Alors que l’Afrique du Sud est entrée dans une quatrième vague qui progresse à un rythme « jamais vu » selon les autorités, les patients séropositifs annulent de nouveau leurs consultations de suivi, comme ils l’ont déjà fait à chaque vague depuis le début de la pandémie de Covid-19. « Dans les cliniques avec lesquelles nous travaillons, le nombre de personnes diagnostiquées positives au VIH a été divisé par deux. Le nombre de patients sous traitement a diminué aussi et le nombre de personnes qui ne viennent pas aux consultations augmente », explique la docteure Moyahabo Mabitsi, directrice exécutive de l’organisation sud-africaine Anova, qui accompagne le gouvernement dans le dépistage et la prise en charge du VIH au sein de plus de 500 cliniques.

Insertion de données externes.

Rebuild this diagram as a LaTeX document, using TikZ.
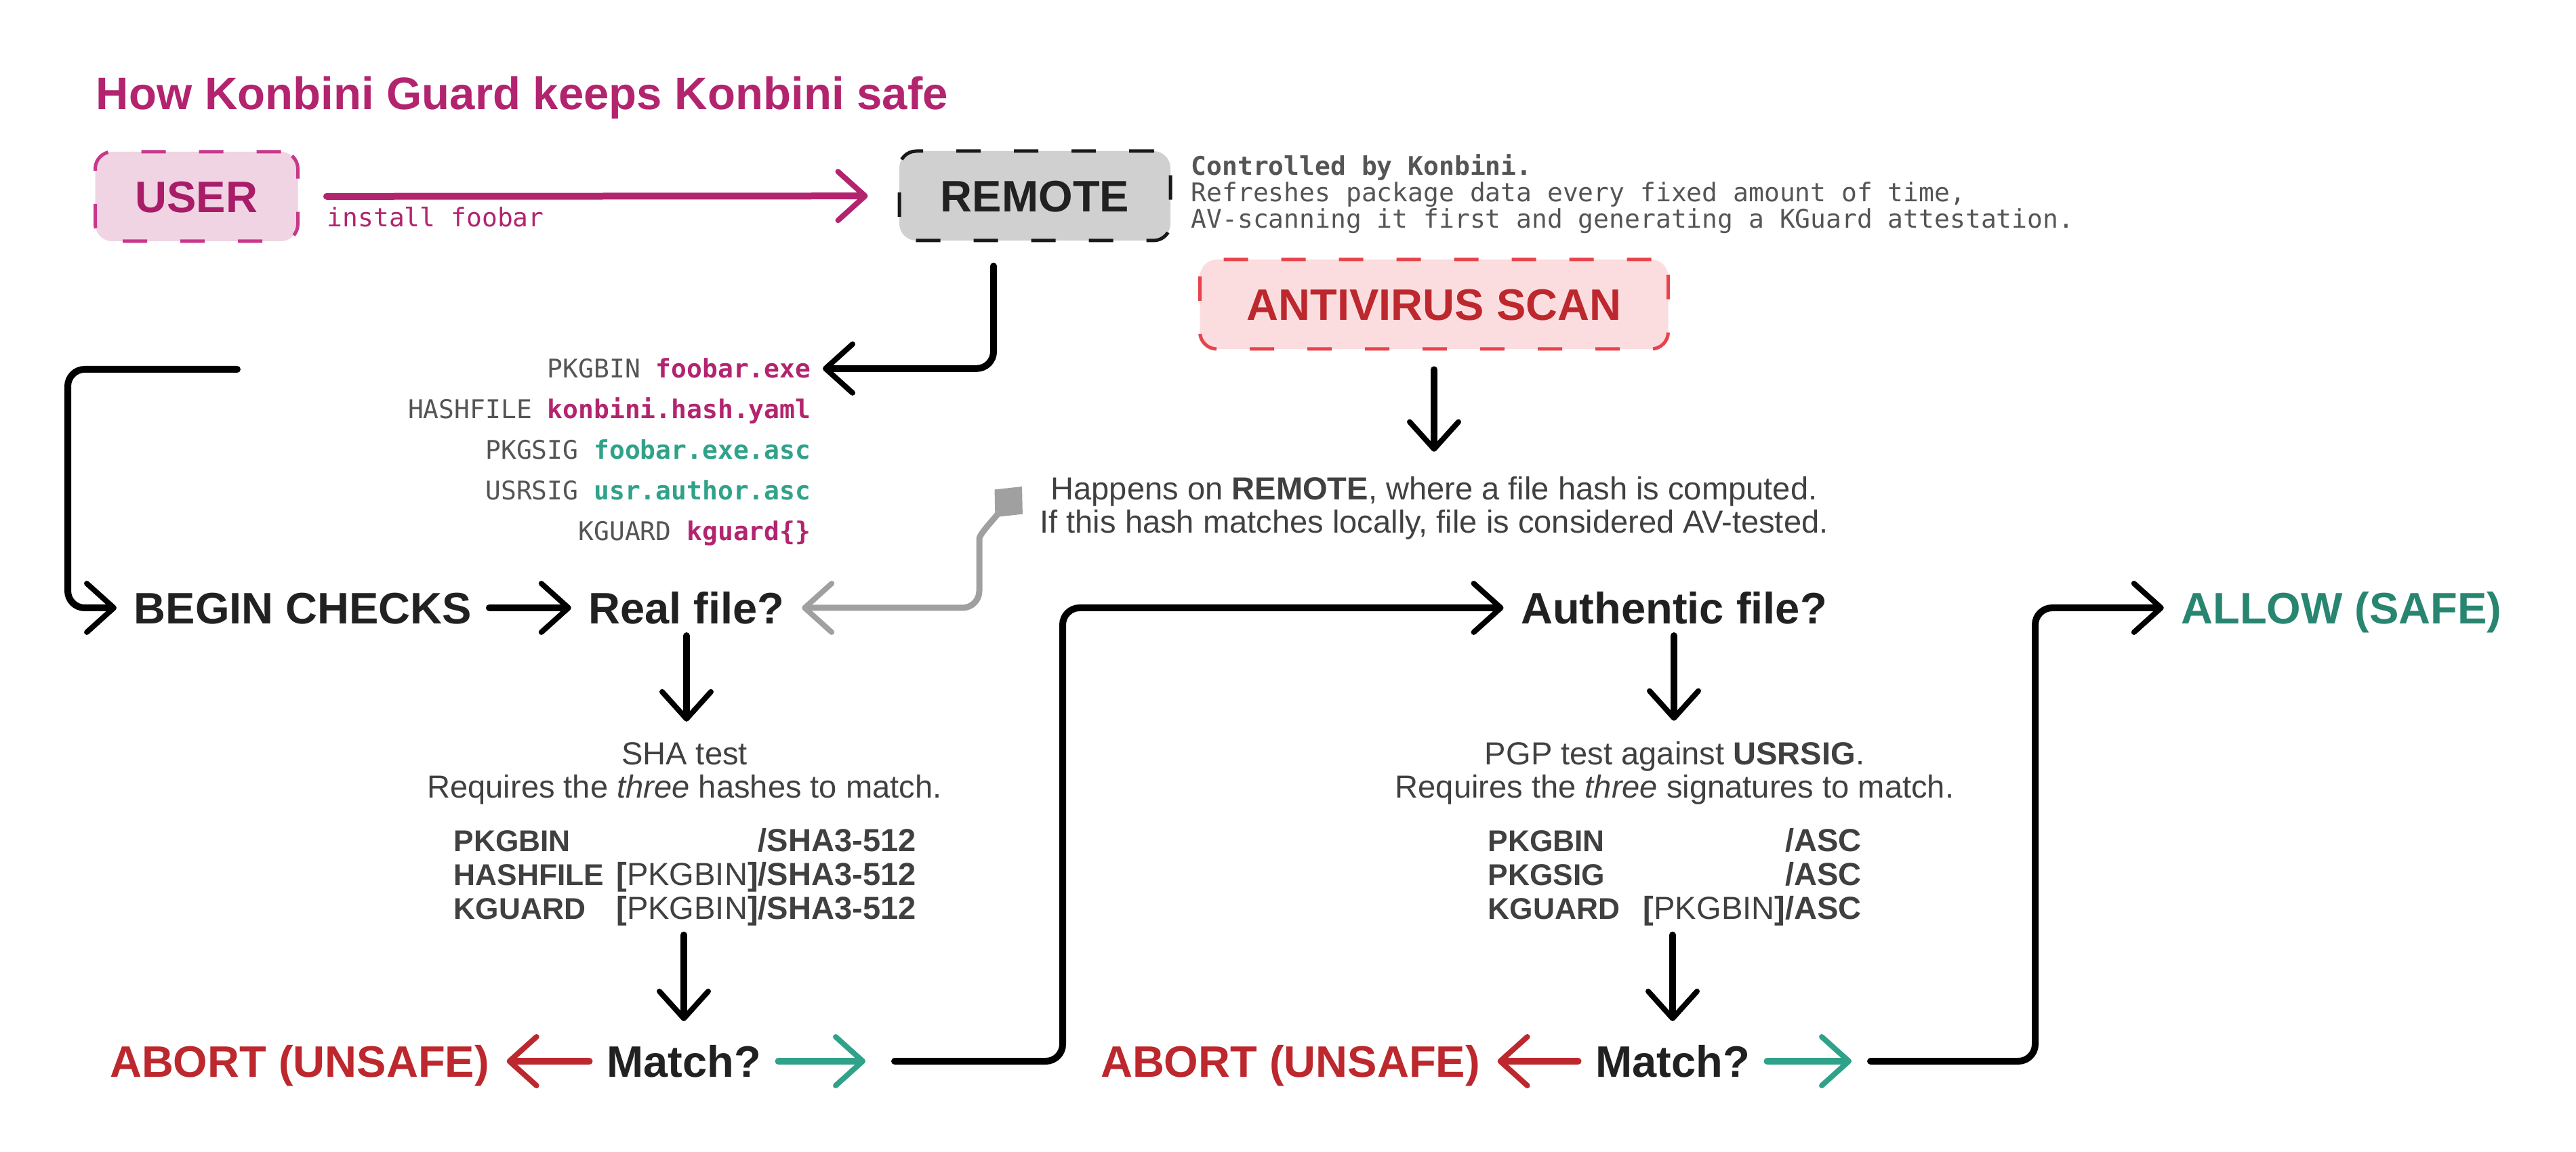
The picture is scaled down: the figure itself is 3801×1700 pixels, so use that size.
\documentclass[tikz,border=0pt]{standalone}
\usepackage{fontspec}
\setmainfont{Liberation Sans}
\setmonofont{DejaVu Sans Mono}
\usetikzlibrary{positioning,arrows.meta}

\definecolor{kmag}{HTML}{B3246F}
\definecolor{kmagdark}{HTML}{A81C68}
\definecolor{kpink}{HTML}{F0D4E3}
\definecolor{kpinkline}{HTML}{C8378A}
\definecolor{kgrayfill}{HTML}{D0D0D0}
\definecolor{kredfill}{HTML}{FCDDDF}
\definecolor{kredline}{HTML}{E8434C}
\definecolor{kred}{HTML}{BC282D}
\definecolor{kteal}{HTML}{30A28A}
\definecolor{kgreen}{HTML}{278570}
\definecolor{ktext}{HTML}{404040}
\definecolor{kmono}{HTML}{555555}
\definecolor{klink}{HTML}{A0A0A0}
\newcommand{\tlabel}[1]{{\fontsize{12.6}{14.1}\selectfont\bfseries #1}}

\begin{document}
\begin{tikzpicture}[x=0.1mm, y=-0.1mm,
  big/.style={font=\fontsize{18.5}{20}\selectfont\bfseries, text=black!87, inner xsep=2.5mm, inner ysep=1.7mm, text height=13.3pt, text depth=0pt},
  box/.style={big, draw, rounded corners=2.5mm, line width=0.5mm, dash pattern=on 3.6mm off 4.9mm, minimum height=13.2mm},
  body/.style={font=\fontsize{13.4}{14.1}\selectfont, text=ktext, align=center, inner sep=0pt},
  mono/.style={font=\fontsize{10.8}{11.2}\selectfont\ttfamily, text=kmono, inner sep=0pt},
  flow/.style={line width=1mm, rounded corners=2.5mm, line cap=round, -{Straight Barb[round, length=4mm, width=7.2mm, line width=0.8mm]}},
  link/.style={flow, klink, line width=0.9mm, {Diamond[length=6mm, width=5.5mm]}-{Straight Barb[round, length=4mm, width=7.2mm, line width=0.8mm]}}
]
  \useasboundingbox (0,0) rectangle (3801,1700);
  \fill[white] (0,0) rectangle (3801,1700);

  % header
  \node[anchor=base west, inner sep=0pt, font=\fontsize{19.1}{20}\selectfont\bfseries, text=kmag] (title) at (141,162) {How Konbini Guard keeps Konbini safe};
  \node[box, draw=kpinkline, fill=kpink, text=kmagdark, minimum width=29.9mm] (user) at (290,290) {USER};
  \node[box, draw=black!90, fill=kgrayfill, minimum width=40mm] (remote) at (1527,289) {REMOTE};
  \node[box, draw=kredline, fill=kredfill, text=kred, minimum width=69.1mm] (av) at (2116,449) {ANTIVIRUS SCAN};
  \node[mono, anchor=base west, text=kmag] (cmd) at (482,335) {install foobar};
  \node[mono, anchor=base west, align=left] (remotenote) at (1757,337) {\textbf{Controlled by Konbini.}\\Refreshes package data every fixed amount of time,\\AV-scanning it first and generating a KGuard attestation.};
  \node[body, anchor=base] (avnote) at (2116,787) {Happens on \textbf{REMOTE}, where a file hash is computed.\\If this hash matches locally, file is considered AV-tested.};

  % package files
  \node[mono, anchor=base east] (pkgbin) at (1197,558) {PKGBIN \textbf{\textcolor{kmag}{foobar.exe}}};
  \node[mono, anchor=base east] (hashfile) at (1197,618) {HASHFILE \textbf{\textcolor{kmag}{konbini.hash.yaml}}};
  \node[mono, anchor=base east] (pkgsig) at (1197,678) {PKGSIG \textbf{\textcolor{kteal}{foobar.exe.asc}}};
  \node[mono, anchor=base east] (usrsig) at (1197,738) {USRSIG \textbf{\textcolor{kteal}{usr.author.asc}}};
  \node[mono, anchor=base east] (kguard) at (1197,798) {KGUARD \textbf{\textcolor{kmag}{kguard\{\}}}};
  \coordinate (tap) at (350,545);

  % checks
  \node[big] (begin) at (447,897) {BEGIN CHECKS};
  \node[big] (realfile) at (1013,897) {Real file?};
  \node[big] (authentic) at (2470,897) {Authentic file?};
  \node[big, text=kgreen] (allow) at (3455,897) {ALLOW (SAFE)};
  \node[body, anchor=base] (shatest) at (1010,1178) {SHA test\\Requires the \textit{three} hashes to match.};
  \node[body, anchor=base west] (shatable) at (669,1257) {\begin{tabular*}{68.2mm}[t]{@{}l@{\extracolsep{\fill}}r@{}}
    \tlabel{PKGBIN} & \textbf{/SHA3-512}\\
    \tlabel{HASHFILE} & \textbf{[}PKGBIN\textbf{]/SHA3-512}\\
    \tlabel{KGUARD} & \textbf{[}PKGBIN\textbf{]/SHA3-512}
  \end{tabular*}};
  \node[body, anchor=base] (pgptest) at (2471,1178) {PGP test against \textbf{USRSIG}.\\Requires the \textit{three} signatures to match.};
  \node[body, anchor=base west] (pgptable) at (2195,1257) {\begin{tabular*}{55.1mm}[t]{@{}l@{\extracolsep{\fill}}r@{}}
    \tlabel{PKGBIN} & \textbf{/ASC}\\
    \tlabel{PKGSIG} & \textbf{/ASC}\\
    \tlabel{KGUARD} & \textbf{[}PKGBIN\textbf{]/ASC}
  \end{tabular*}};
  \node[big] (match1) at (1009,1566) {Match?};
  \node[big, text=kred] (abort1) at (442,1566) {ABORT (UNSAFE)};
  \node[big] (match2) at (2468,1566) {Match?};
  \node[big, text=kred] (abort2) at (1904,1566) {ABORT (UNSAFE)};
  \coordinate (ok1) at (1277,1566);
  \coordinate (go1) at (1320,1566);
  \coordinate (ok2) at (2732,1566);
  \coordinate (go2) at (2760,1566);

  % connectors
  \draw[flow, kmag, shorten <=4mm, shorten >=4.4mm] (user) -- (remote);
  \draw[flow, shorten <=3.5mm] ([xshift=-6.1mm]remote.south) |- ([xshift=1.7mm]pkgbin.east);
  \draw[flow] (tap) -- ++(-250,0) |- (begin.west);
  \draw[flow] (begin) -- (realfile);
  \draw[flow, shorten <=2.8mm, shorten >=3.6mm] (av.south) -- (av.south |- avnote.north);
  \draw[link] (1508,718) .. controls (1458,775) and (1445,790) .. (1445,820) |- (realfile.east);
  \draw[flow, shorten >=3mm] (realfile.south) -- (realfile.south |- shatest.north);
  \draw[flow, shorten <=0.8mm, shorten >=1.8mm] (shatable.south -| match1) -- (match1.north);
  \draw[flow, kred] (match1) -- (abort1);
  \draw[flow, kteal] (match1) -- (ok1);
  \draw[flow] (go1) -- ++(248,0) |- (authentic.west);
  \draw[flow, shorten >=3mm] (authentic.south) -- (authentic.south |- pgptest.north);
  \draw[flow, shorten <=0.8mm, shorten >=1.8mm] (pgptable.south -| match2) -- (match2.north);
  \draw[flow, kred] (match2) -- (abort2);
  \draw[flow, kteal] (match2) -- (ok2);
  \draw[flow] (go2) -- ++(243,0) |- (allow.west);
\end{tikzpicture}
\end{document}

Avec près de huit millions de personnes séropositives, l’Afrique du Sud est le premier foyer de l’épidémie de VIH au monde. Si près de cinq millions d’entre elles sont suivies efficacement et présentent une charge virale indétectable, au moins deux millions ne sont pas sous traitement et il est à craindre que le chiffre soit sous-estimé.
Dans une tribune publiée le 2 décembre dans la revue Nature, quatre scientifiques sud-africains, dont deux membres de l’équipe à l’origine de la découverte des variants Beta et Omicron, interpellent la communauté internationale sur le risque que pourrait faire peser sur l’évolution de la pandémie cette rupture dans l’accès aux soins des personnes atteintes par le VIH : « Ne pas combattre la pandémie à hauteur de l’urgence dans les pays à taux élevés de personnes infectées par le VIH à un stade avancé et insuffisamment traitées pourrait mener à l’émergence de variants du coronavirus SARS-CoV-2 plus transmissibles ou rendant les vaccins moins efficaces. »
L’hypothèse de l’infection prolongée chez les immunodéprimés
Un propos soigneusement dosé pour communiquer sur l’une des hypothèses les plus sensibles sur l’émergence brutale de variants hautement mutés. L’infection prolongée au SARS-CoV-2 chez les personnes immunodéprimées tant en raison d’un traitement par chimiothérapie anticancéreuse que par l’infection au VIH pourrait être en cause dans l’émergence du variant Alpha, découvert au Royaume-Uni en novembre 2020, du variant Beta, découvert en Afrique du Sud en octobre 2020, du variant Gamma, découvert à Manaus, au Brésil, en janvier, et maintenant, du variant Omicron.
Cosignataire de cette tribune, la professeure Koleka Mlisana, directrice exécutive du National Health Laboratory Service, le réseau d’analyses médicales public sud-africain, précise d’emblée que « les personnes séropositives qui suivent un traitement efficace et ne présentent pas de charge virale détectable réagissent au Covid-19 comme les autres ». Les choses semblent plus complexes chez les patients immunodéprimés, en raison d’une charge virale mal contrôlée faute d’un accès adéquat aux traitements antirétroviraux.